>> START Information given

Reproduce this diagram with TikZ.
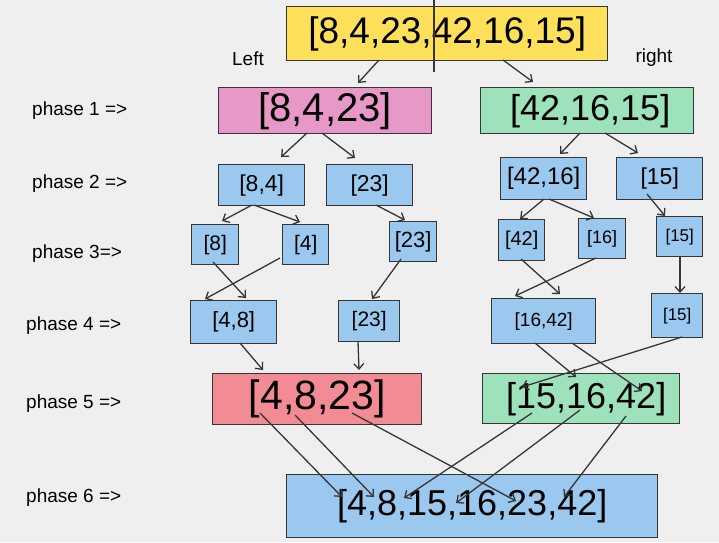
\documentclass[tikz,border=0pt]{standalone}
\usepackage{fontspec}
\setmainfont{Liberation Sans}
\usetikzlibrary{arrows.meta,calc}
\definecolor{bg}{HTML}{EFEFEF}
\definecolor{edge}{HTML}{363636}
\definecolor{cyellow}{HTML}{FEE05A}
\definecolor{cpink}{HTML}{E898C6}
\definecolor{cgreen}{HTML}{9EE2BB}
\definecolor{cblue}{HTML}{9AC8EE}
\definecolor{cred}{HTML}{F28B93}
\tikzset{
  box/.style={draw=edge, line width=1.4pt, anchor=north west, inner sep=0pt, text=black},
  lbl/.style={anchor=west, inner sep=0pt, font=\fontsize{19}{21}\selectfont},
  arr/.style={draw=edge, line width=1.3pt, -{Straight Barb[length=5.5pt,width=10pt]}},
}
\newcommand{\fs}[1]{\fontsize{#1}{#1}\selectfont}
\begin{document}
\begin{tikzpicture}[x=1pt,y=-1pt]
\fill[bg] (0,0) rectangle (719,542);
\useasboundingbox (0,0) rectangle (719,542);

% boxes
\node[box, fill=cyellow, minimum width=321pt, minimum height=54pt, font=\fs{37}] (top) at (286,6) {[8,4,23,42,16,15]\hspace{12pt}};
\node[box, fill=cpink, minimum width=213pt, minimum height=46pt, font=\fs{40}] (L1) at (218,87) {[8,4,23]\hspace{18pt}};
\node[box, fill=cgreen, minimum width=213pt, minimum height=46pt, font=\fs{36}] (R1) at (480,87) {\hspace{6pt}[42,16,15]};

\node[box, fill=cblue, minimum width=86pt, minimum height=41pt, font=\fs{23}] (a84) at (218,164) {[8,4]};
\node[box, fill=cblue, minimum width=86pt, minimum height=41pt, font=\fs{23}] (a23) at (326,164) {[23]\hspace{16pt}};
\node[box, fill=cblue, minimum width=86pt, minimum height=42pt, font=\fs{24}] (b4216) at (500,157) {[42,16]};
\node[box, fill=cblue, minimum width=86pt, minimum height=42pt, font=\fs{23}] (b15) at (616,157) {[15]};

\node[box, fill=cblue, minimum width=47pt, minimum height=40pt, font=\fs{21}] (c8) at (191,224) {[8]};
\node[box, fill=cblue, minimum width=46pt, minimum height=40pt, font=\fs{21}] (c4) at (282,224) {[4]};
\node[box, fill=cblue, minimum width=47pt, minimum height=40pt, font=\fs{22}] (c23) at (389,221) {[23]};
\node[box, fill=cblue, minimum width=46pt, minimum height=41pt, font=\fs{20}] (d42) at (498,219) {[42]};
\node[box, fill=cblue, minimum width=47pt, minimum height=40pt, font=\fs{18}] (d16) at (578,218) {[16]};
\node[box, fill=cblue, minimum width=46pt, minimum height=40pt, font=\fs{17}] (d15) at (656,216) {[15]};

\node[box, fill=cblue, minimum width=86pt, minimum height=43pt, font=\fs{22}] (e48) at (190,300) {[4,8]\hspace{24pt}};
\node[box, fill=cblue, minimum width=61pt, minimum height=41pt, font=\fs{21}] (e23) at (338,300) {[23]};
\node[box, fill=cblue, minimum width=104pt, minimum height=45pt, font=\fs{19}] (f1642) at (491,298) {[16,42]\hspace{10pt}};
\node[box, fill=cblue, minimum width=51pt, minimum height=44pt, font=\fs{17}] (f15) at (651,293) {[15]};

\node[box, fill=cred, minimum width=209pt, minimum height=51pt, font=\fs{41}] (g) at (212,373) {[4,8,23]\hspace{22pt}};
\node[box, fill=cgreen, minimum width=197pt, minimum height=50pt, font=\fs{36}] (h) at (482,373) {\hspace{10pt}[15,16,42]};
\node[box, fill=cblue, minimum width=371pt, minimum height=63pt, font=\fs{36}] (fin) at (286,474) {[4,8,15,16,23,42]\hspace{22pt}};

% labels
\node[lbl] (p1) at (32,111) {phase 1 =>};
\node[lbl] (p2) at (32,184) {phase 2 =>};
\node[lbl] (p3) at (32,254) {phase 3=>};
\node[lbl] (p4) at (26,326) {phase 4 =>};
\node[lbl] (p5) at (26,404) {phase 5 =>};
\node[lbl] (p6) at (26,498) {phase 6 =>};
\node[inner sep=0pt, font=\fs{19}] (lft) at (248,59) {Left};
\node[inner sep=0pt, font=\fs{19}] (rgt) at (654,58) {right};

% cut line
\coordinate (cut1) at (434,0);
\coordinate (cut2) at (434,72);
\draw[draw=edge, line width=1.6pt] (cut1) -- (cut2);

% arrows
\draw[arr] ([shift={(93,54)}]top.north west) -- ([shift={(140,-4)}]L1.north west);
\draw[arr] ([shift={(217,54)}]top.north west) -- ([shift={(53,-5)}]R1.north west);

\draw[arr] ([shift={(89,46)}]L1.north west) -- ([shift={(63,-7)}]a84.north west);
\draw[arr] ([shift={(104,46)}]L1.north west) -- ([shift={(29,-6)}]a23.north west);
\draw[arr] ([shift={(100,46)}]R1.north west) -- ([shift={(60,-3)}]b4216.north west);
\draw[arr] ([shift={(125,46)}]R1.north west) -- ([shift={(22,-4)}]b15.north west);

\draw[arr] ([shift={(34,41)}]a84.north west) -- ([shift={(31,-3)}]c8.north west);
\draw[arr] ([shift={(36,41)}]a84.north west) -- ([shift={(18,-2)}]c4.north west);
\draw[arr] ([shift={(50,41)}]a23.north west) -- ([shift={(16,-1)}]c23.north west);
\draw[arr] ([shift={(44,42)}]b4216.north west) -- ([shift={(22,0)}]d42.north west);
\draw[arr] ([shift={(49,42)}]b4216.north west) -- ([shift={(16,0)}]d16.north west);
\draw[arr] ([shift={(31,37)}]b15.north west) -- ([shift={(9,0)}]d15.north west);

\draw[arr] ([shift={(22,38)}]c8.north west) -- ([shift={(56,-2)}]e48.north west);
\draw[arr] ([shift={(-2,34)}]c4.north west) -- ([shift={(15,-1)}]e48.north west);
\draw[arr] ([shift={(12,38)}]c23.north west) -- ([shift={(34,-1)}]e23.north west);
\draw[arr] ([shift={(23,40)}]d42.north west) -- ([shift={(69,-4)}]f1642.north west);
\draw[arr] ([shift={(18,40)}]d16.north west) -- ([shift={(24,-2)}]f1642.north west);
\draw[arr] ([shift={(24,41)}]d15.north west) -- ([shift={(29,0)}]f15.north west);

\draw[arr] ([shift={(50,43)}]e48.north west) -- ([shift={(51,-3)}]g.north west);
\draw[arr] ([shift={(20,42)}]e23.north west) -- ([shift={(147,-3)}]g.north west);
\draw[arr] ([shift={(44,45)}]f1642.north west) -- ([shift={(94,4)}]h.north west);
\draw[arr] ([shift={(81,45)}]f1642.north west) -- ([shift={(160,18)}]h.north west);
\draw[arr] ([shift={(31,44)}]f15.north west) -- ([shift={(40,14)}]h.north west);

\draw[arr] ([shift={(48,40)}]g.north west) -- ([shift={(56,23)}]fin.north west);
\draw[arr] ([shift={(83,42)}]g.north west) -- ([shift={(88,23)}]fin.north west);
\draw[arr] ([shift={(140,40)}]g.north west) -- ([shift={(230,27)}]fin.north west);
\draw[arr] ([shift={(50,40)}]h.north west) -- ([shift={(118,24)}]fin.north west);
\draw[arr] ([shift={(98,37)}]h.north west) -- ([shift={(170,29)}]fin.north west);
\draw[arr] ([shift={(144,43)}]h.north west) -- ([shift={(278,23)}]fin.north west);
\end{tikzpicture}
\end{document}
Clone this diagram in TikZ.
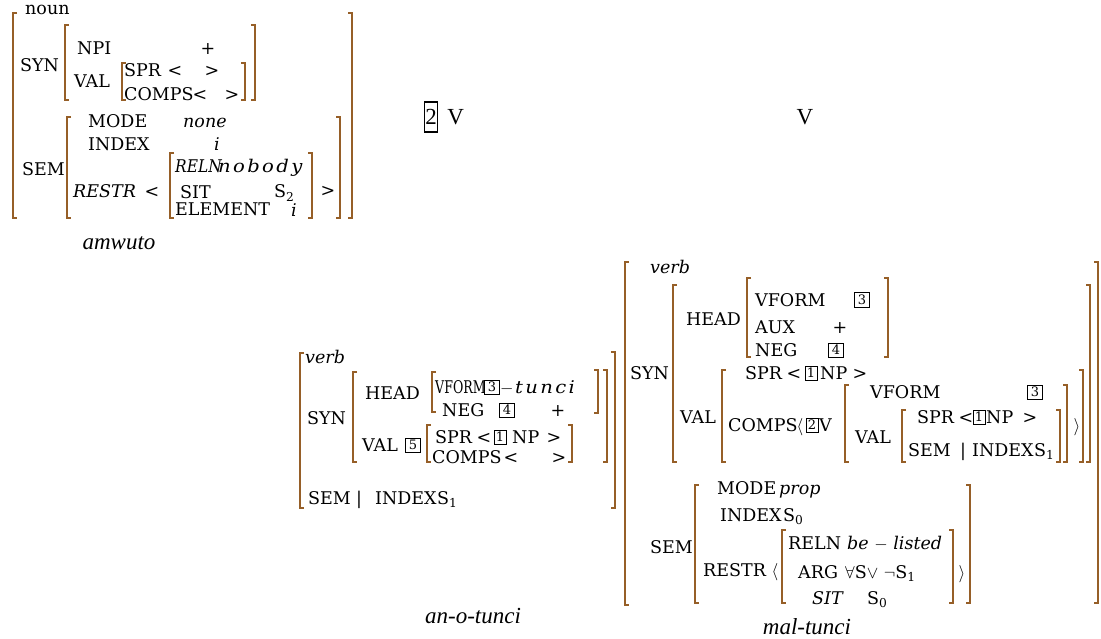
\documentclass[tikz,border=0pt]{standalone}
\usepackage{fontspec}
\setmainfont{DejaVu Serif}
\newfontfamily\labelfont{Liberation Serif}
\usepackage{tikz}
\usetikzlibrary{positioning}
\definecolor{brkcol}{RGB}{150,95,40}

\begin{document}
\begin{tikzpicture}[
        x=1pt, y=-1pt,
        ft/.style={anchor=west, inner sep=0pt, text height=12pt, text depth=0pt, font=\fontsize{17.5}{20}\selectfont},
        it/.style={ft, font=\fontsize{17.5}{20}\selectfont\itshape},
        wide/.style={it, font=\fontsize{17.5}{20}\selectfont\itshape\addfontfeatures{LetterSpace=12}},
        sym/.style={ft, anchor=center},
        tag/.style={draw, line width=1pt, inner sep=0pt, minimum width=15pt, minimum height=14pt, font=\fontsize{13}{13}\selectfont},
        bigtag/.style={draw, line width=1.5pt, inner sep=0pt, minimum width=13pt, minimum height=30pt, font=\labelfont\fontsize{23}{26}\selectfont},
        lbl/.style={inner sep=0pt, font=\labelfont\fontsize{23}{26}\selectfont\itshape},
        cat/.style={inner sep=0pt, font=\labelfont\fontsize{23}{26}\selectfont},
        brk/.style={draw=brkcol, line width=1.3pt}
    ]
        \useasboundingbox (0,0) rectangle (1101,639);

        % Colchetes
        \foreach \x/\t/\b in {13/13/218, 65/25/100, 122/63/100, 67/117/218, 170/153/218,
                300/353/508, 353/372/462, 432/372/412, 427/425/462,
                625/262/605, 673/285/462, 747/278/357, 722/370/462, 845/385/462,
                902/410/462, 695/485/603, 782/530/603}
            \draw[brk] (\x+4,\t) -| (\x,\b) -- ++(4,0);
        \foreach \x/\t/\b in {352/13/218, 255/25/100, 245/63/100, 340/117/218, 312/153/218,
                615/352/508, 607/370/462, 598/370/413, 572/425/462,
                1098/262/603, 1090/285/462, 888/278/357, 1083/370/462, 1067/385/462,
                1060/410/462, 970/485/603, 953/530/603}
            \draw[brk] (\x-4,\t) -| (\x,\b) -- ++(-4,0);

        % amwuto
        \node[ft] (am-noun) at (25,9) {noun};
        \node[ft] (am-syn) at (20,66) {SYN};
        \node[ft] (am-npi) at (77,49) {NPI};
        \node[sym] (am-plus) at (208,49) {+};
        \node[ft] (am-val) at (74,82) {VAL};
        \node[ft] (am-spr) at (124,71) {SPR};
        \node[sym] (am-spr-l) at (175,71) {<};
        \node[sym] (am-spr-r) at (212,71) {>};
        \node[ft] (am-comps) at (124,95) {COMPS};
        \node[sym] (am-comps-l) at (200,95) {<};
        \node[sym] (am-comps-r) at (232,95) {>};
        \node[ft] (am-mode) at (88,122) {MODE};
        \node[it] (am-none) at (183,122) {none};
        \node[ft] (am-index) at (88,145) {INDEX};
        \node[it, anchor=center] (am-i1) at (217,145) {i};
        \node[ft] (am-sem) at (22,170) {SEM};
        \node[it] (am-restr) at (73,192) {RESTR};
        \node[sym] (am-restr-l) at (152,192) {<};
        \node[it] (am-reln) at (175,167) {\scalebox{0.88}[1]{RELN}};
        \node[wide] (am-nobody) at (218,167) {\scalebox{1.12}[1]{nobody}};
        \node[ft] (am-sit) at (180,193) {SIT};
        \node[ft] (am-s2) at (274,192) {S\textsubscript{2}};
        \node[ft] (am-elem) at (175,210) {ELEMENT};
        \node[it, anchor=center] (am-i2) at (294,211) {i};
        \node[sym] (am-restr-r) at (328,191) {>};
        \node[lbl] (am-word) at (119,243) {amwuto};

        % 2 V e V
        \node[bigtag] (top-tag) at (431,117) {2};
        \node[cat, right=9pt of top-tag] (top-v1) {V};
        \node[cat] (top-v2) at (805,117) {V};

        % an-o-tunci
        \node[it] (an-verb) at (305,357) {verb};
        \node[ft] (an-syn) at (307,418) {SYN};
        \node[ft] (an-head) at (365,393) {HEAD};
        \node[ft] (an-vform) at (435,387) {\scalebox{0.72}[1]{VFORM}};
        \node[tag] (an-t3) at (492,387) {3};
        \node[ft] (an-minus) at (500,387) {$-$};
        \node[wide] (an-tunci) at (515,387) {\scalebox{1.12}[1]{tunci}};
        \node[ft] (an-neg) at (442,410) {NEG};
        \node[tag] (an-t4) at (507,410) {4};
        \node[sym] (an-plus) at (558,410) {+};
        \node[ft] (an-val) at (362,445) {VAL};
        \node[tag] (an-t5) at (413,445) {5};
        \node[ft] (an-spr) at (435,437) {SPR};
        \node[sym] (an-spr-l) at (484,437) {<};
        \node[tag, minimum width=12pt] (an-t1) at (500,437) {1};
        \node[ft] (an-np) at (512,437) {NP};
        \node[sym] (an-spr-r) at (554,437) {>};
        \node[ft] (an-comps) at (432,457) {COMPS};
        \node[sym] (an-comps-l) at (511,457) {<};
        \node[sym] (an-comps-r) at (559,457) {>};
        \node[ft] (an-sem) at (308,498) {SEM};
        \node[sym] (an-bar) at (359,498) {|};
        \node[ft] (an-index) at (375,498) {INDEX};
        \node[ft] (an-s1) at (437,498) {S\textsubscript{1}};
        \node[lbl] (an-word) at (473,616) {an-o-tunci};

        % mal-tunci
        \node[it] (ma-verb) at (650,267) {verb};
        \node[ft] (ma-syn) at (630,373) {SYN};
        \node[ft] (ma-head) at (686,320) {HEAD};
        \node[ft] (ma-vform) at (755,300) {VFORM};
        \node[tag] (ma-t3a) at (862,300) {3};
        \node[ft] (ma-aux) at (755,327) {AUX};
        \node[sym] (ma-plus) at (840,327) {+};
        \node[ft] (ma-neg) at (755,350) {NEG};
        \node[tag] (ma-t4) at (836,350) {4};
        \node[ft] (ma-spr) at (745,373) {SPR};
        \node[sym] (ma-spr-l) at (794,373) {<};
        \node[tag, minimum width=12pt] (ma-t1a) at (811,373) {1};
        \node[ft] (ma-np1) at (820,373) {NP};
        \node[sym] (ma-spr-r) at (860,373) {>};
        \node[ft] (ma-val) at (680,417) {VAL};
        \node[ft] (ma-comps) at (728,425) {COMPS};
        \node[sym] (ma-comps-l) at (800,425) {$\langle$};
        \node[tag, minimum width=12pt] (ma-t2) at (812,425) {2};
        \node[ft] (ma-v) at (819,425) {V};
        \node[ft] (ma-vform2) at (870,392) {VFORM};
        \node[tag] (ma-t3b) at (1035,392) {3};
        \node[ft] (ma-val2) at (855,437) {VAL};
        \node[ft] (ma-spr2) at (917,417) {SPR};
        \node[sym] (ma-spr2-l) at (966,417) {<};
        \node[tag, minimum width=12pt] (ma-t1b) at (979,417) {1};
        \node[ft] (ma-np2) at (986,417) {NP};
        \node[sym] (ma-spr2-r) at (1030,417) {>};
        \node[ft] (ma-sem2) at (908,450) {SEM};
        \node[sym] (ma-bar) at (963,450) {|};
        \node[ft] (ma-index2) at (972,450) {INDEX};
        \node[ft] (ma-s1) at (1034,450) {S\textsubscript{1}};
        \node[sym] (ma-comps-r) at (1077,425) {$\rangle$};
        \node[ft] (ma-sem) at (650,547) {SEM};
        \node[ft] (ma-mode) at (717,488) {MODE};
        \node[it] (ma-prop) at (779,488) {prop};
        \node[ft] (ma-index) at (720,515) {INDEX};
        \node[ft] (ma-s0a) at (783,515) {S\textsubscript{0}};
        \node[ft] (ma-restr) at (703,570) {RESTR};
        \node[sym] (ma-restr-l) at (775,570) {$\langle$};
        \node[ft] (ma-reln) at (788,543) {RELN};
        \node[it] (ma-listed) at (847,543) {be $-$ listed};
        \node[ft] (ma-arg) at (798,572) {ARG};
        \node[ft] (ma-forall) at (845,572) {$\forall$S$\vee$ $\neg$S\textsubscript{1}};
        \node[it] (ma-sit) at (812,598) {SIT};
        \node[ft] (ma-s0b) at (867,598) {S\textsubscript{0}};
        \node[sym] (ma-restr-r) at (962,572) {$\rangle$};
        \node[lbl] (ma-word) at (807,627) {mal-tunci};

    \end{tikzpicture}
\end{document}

>> END Information given

# Work to complete
Every line from the one containing "Clone this diagram in TikZ." through the one containing "(\x-4,\t) -| (\x,\b) -- ++(-4,0);" should be quoted exactly, and no other lines; keep pictures out of the copy.

# Task result
Clone this diagram in TikZ.
\documentclass[tikz,border=0pt]{standalone}
\usepackage{fontspec}
\setmainfont{DejaVu Serif}
\newfontfamily\labelfont{Liberation Serif}
\usepackage{tikz}
\usetikzlibrary{positioning}
\definecolor{brkcol}{RGB}{150,95,40}

\begin{document}
\begin{tikzpicture}[
        x=1pt, y=-1pt,
        ft/.style={anchor=west, inner sep=0pt, text height=12pt, text depth=0pt, font=\fontsize{17.5}{20}\selectfont},
        it/.style={ft, font=\fontsize{17.5}{20}\selectfont\itshape},
        wide/.style={it, font=\fontsize{17.5}{20}\selectfont\itshape\addfontfeatures{LetterSpace=12}},
        sym/.style={ft, anchor=center},
        tag/.style={draw, line width=1pt, inner sep=0pt, minimum width=15pt, minimum height=14pt, font=\fontsize{13}{13}\selectfont},
        bigtag/.style={draw, line width=1.5pt, inner sep=0pt, minimum width=13pt, minimum height=30pt, font=\labelfont\fontsize{23}{26}\selectfont},
        lbl/.style={inner sep=0pt, font=\labelfont\fontsize{23}{26}\selectfont\itshape},
        cat/.style={inner sep=0pt, font=\labelfont\fontsize{23}{26}\selectfont},
        brk/.style={draw=brkcol, line width=1.3pt}
    ]
        \useasboundingbox (0,0) rectangle (1101,639);

        % Colchetes
        \foreach \x/\t/\b in {13/13/218, 65/25/100, 122/63/100, 67/117/218, 170/153/218,
                300/353/508, 353/372/462, 432/372/412, 427/425/462,
                625/262/605, 673/285/462, 747/278/357, 722/370/462, 845/385/462,
                902/410/462, 695/485/603, 782/530/603}
            \draw[brk] (\x+4,\t) -| (\x,\b) -- ++(4,0);
        \foreach \x/\t/\b in {352/13/218, 255/25/100, 245/63/100, 340/117/218, 312/153/218,
                615/352/508, 607/370/462, 598/370/413, 572/425/462,
                1098/262/603, 1090/285/462, 888/278/357, 1083/370/462, 1067/385/462,
                1060/410/462, 970/485/603, 953/530/603}
            \draw[brk] (\x-4,\t) -| (\x,\b) -- ++(-4,0);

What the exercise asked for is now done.